Fed Cahir Powell has often cited this measure. It has risen by 2.9% at an
annualized pace over the past six months. It fell from 5.3% in January-February
to below 4% in June.
Today, attention turns to
the PPI. Here, too,
a 0.2% increase is expected in the monthly headline and core rates. Note that
the headline year-over-year rate has fallen every month but one (June 2022)
since peaking at 11.7% last March (the same month the Fed began its tightening
cycle). It stood at 0.1% in June, but the base effect warns of a rise today.
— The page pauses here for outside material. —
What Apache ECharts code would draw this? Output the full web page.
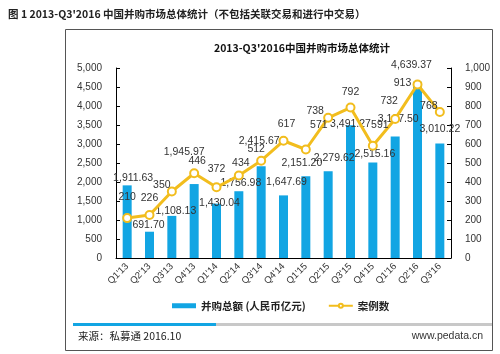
<!DOCTYPE html>
<html>
<head>
<meta charset="utf-8">
<script src="https://cdn.jsdelivr.net/npm/echarts@6/dist/echarts.min.js"></script>
<style>
  html, body { margin: 0; padding: 0; background: #fff; }
  #main { width: 500px; height: 354px; }
</style>
</head>
<body>
<div id="main"></div>
<script>
// 数据
var quarters = ["Q1'13", "Q2'13", "Q3'13", "Q4'13", "Q1'14", "Q2'14", "Q3'14", "Q4'14",
                "Q1'15", "Q2'15", "Q3'15", "Q4'15", "Q1'16", "Q2'16", "Q3'16"];
var dealAmount = [1911.63, 691.70, 1108.13, 1945.97, 1430.04, 1756.98, 2415.67, 1647.69,
                  2151.20, 2279.62, 3491.27, 2515.16, 3197.50, 4639.37, 3010.22];
var dealCount = [210, 226, 350, 446, 372, 434, 512, 617, 571, 738, 792, 591, 732, 913, 768];

// 数据标签的位置微调（原图标签是手动摆放的）
var barLabelShift = [[6, -2], [-1, -1], [4, 1], [-10, -26], [3, 5], [2, -3], [-2, -20], [3, -8],
                     [-4, -8], [6, -8], [0, 4], [2, -3], [3, -12], [-6, -11], [0, -9]];
var lineLabelShift = [[0, -10], [0, -6], [-10, 4], [3, -2], [0, -8], [2, -2], [-5, -1], [3, -6],
                      [13, -14], [-13, 4], [0, -5], [7, -10], [-6, -7], [-15, 9], [-11, 5]];

var cn = '"Noto Sans CJK SC", "Liberation Sans", sans-serif';
var num = '"Liberation Sans", Arial, sans-serif';

var barData = dealAmount.map(function (v, i) {
    return { value: v, label: { offset: barLabelShift[i] } };
});
var lineData = dealCount.map(function (v, i) {
    return { value: v, label: { offset: lineLabelShift[i] } };
});

var myChart = echarts.init(document.getElementById('main'));

var option = {
    animation: false,
    title: [{
        text: "图 1 2013-Q3'2016 中国并购市场总体统计（不包括关联交易和进行中交易）",
        left: 3, top: 4,
        textStyle: { fontFamily: cn, fontSize: 10.5, fontWeight: 'bold', color: '#222' }
    }, {
        text: "2013-Q3'2016中国并购市场总体统计",
        left: 297, top: 38, textAlign: 'center',
        textStyle: { fontFamily: cn, fontSize: 10.5, fontWeight: 'bold', color: '#111' }
    }],
    legend: {
        bottom: 38, left: 167, itemGap: 22,
        itemWidth: 24, itemHeight: 5,
        textStyle: { fontFamily: cn, fontSize: 10.5, fontWeight: 'bold', color: '#222' },
        data: [
            { name: '并购总额 (人民币亿元)', icon: 'rect' },
            { name: '案例数' }
        ]
    },
    grid: { left: 116, right: 49, top: 68, bottom: 96 },
    xAxis: {
        type: 'category',
        data: quarters,
        axisLine: { lineStyle: { color: '#000', width: 1 } },
        axisTick: { length: 3, lineStyle: { color: '#000' } },
        axisLabel: { rotate: 45, fontFamily: num, fontSize: 9.5, color: '#333', margin: 7 }
    },
    yAxis: [{
        type: 'value', min: 0, max: 5000, interval: 500,
        axisLine: { show: true, lineStyle: { color: '#000' } },
        axisTick: { show: true, inside: true, length: 4, lineStyle: { color: '#000' } },
        splitLine: { show: false },
        axisLabel: {
            fontFamily: num, fontSize: 10, color: '#333', margin: 14,
            formatter: function (v) { return v.toLocaleString('en-US'); }
        }
    }, {
        type: 'value', min: 0, max: 1000, interval: 100,
        axisLine: { show: true, lineStyle: { color: '#000' } },
        axisTick: { show: true, inside: true, length: 4, lineStyle: { color: '#000' } },
        splitLine: { show: false },
        axisLabel: { fontFamily: num, fontSize: 10, color: '#333', margin: 14 }
    }],
    series: [{
        name: '并购总额 (人民币亿元)',
        type: 'bar',
        barWidth: 9,
        itemStyle: { color: '#12a5e3' },
        label: {
            show: true, position: 'top', distance: 0,
            fontFamily: num, fontSize: 10.5, color: '#333',
            formatter: function (p) {
                return p.value.toLocaleString('en-US', { minimumFractionDigits: 2, maximumFractionDigits: 2 });
            }
        },
        data: barData
    }, {
        name: '案例数',
        type: 'line',
        yAxisIndex: 1,
        symbol: 'circle', symbolSize: 8,
        lineStyle: { color: '#f2bd1d', width: 3 },
        itemStyle: { color: '#fff', borderColor: '#f2bd1d', borderWidth: 2 },
        label: { show: true, position: 'top', distance: 0, fontFamily: num, fontSize: 10.5, color: '#333' },
        data: lineData
    }],
    graphic: [
        // 外框
        { type: 'rect', shape: { x: 65.5, y: 29.5, width: 427, height: 321 },
          style: { fill: 'none', stroke: '#555', lineWidth: 1 } },
        // 底部分隔条
        { type: 'rect', shape: { x: 73, y: 323, width: 419, height: 3 }, style: { fill: '#c8c8c8' } },
        { type: 'rect', shape: { x: 73, y: 323, width: 143, height: 3 }, style: { fill: '#12a5e3' } },
        { type: 'text', left: 78, top: 331,
          style: { text: '来源：私募通 2016.10', font: '10.5px ' + cn, fill: '#222' } },
        { type: 'text', right: 17, top: 331,
          style: { text: 'www.pedata.cn', font: '10.5px ' + num, fill: '#333' } }
    ]
};

myChart.setOption(option);
</script>
</body>
</html>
Last July, US PPI fell by 0.3%. Barring an outright decline this month, the
year-over-year pace is likely to pick up next month too. There are some components
of the PPI that economists use to help forecast the PCE deflator, which is due
August 31.
The central bank of Mexico
left its policy rate steady at 11.25% and seemed to be in no hurry to cut
rates, even though it shaved its Q3 CPI forecast to 4.7% from 5.0%. Recall that on Wednesday, Mexico reported
that its July inflation fell to 4.79% from 5.06%. Its Q4 23 CPI forecast is
4.6%, which seems conservative. The central bank see inflation 3.1% at the end
of next year. These are changed from a month ago. It called the inflation
outlook "very complex." It sees the balance of risks to inflation
biased to the upside. It sees pressure from energy and agriculture prices the
main sources of upside risk, while recognizing that the greater than expected
appreciation of the peso posed downside risks to inflation.
The US dollar continues to
trade within Tuesday's broad range (~CAD1.3365-CAD1.3500). It fell to a touch below CAD1.3375
yesterday but then snapped back sharply, making new highs late in the session
near CAD1.3445 and extended to CAD1.3455 today. It is straddling the 200-day
moving average found at CAD1.3450. We had suggested that the spike to CAD1.3500
seen Tuesday exhausted the greenback buying. We still suspect it will hold
ahead of the weekend. Turning to the performance against the Mexican peso,
the US dollar traded below MXN17.00 yesterday for the first time in six
sessions. It briefly traded below the 20-day moving average (~MXN16.9185)
but amid its broad recovery, the dollar reached new session highs in to the
close near MXN17.15. The greenback has steadied today and barely traded above
MXN17.1350. The low so far is about MXN17.0530. Mexico reports June industrial
production figures today, but the general risk-appetite and broader dollar
movement may be more important. Separately, Brazil reports IPCA inflation today
and the year-over-year rate may rise for the first time since last June. The
central bank does not meet until September 20 and an uptick is the inflation
reading may not stand in the way of another rate cut (from 13.25%).